• **Challenge**:
Your task is to retype, word for word, the lines from the start of the data through the line holding "Chart.register(...registerables);". Do not include the pictures.

"""

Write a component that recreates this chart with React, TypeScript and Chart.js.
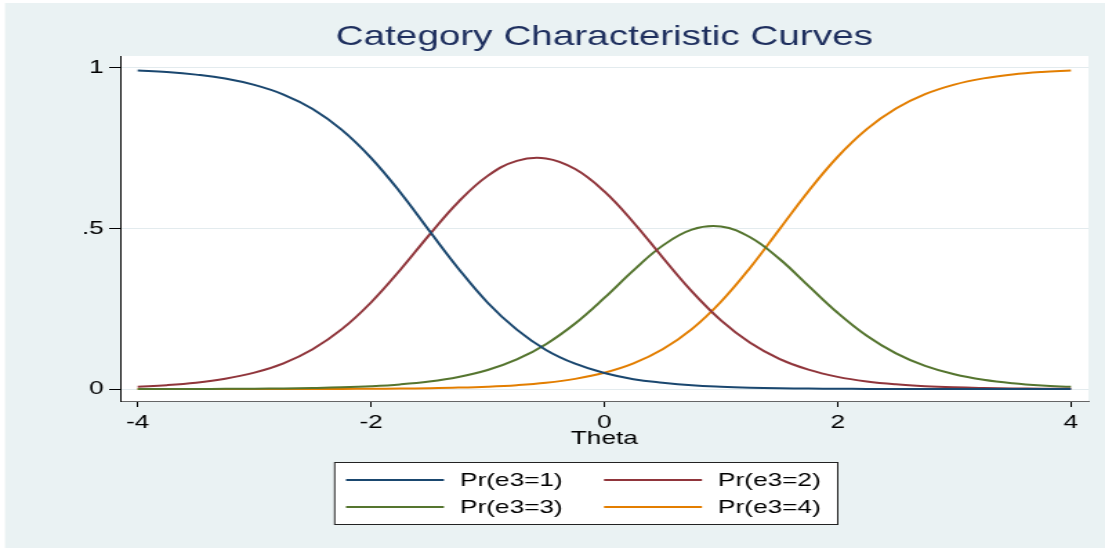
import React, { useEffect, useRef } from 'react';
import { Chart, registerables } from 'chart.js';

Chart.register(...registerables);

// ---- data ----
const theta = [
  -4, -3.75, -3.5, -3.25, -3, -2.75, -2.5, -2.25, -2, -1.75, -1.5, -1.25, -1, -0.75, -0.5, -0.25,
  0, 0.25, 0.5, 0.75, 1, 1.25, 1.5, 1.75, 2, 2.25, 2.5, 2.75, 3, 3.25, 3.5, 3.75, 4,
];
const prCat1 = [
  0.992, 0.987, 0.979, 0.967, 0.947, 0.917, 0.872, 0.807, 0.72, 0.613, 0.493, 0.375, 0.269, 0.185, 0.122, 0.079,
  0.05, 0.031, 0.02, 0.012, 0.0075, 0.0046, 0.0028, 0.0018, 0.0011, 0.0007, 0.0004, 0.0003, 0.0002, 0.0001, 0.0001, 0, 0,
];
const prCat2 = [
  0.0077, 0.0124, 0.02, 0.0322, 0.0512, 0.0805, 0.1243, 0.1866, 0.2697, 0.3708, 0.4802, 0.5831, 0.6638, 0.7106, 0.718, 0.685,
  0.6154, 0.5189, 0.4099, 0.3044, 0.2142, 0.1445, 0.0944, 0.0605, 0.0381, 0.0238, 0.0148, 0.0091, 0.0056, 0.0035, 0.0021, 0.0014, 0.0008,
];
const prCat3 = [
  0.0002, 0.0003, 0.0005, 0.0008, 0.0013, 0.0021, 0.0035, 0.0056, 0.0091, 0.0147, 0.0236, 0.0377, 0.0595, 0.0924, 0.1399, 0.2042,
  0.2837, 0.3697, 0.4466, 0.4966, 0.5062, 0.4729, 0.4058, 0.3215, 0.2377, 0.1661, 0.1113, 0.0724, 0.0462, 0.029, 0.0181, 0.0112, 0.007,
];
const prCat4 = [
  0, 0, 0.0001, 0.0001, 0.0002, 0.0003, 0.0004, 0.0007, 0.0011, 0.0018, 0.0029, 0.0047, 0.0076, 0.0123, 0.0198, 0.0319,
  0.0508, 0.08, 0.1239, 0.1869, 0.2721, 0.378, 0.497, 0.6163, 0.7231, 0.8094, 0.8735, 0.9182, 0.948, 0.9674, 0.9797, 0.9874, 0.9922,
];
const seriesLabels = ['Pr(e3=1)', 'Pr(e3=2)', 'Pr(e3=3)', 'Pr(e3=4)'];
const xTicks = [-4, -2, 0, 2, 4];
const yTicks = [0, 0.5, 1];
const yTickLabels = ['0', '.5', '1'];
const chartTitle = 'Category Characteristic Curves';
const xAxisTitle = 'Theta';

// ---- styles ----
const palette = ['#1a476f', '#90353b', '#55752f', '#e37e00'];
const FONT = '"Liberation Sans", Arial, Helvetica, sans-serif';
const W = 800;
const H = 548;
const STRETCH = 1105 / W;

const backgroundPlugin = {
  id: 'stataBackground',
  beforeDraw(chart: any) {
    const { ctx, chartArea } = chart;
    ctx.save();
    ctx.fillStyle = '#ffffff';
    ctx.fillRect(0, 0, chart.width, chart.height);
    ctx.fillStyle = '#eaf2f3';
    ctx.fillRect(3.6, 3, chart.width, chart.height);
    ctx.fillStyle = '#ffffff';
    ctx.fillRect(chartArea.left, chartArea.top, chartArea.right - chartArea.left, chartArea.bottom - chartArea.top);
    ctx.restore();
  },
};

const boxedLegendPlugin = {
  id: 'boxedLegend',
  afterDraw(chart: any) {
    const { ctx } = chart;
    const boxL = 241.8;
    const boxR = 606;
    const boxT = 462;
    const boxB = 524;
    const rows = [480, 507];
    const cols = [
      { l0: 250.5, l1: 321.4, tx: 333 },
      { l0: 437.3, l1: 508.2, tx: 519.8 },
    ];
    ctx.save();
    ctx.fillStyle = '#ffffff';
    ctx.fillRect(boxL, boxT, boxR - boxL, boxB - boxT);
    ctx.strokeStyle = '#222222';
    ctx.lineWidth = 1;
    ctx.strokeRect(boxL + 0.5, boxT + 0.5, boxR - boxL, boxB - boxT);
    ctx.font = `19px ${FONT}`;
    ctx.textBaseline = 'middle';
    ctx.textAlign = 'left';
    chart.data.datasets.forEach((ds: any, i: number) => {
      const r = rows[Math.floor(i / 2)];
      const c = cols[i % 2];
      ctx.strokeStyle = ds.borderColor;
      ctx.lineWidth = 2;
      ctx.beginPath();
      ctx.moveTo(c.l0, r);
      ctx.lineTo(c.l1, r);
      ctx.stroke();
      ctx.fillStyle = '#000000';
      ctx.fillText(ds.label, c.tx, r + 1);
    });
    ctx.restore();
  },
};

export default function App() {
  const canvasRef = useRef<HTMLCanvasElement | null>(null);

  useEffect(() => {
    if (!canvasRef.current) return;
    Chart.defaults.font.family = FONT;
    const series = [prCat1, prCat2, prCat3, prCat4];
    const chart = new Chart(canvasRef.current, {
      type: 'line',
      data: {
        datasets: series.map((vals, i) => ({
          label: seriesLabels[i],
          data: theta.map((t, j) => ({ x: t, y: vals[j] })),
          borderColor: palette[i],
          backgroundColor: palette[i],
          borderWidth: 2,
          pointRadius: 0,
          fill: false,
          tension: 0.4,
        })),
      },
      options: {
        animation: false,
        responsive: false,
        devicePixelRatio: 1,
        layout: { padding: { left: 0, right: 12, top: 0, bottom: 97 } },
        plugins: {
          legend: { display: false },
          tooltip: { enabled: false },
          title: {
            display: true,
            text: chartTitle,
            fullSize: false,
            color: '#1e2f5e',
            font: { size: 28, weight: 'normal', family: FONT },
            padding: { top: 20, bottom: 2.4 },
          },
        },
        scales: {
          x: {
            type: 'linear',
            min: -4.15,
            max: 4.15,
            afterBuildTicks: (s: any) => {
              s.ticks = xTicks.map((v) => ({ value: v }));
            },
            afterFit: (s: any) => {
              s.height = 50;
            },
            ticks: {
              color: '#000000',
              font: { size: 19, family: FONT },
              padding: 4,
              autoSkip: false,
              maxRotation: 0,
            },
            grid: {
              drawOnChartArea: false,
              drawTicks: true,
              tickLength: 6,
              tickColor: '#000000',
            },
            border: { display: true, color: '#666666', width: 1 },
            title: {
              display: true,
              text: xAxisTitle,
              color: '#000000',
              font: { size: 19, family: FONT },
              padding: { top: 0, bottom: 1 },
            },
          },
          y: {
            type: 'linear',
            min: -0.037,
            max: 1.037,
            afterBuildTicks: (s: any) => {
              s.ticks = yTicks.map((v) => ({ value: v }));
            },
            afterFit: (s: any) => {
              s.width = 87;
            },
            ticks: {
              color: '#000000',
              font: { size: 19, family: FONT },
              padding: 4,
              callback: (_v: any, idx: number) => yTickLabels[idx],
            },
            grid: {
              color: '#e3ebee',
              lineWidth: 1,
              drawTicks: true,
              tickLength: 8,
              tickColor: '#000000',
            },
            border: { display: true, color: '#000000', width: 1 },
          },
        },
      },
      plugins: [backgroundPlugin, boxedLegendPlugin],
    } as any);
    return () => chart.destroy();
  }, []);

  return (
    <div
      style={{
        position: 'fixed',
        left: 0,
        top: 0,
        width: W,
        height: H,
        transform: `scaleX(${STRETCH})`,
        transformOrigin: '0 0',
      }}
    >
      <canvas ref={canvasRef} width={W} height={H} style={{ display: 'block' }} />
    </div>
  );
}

"""

• **Solution to the problem**:
Write a component that recreates this chart with React, TypeScript and Chart.js.
import React, { useEffect, useRef } from 'react';
import { Chart, registerables } from 'chart.js';

Chart.register(...registerables);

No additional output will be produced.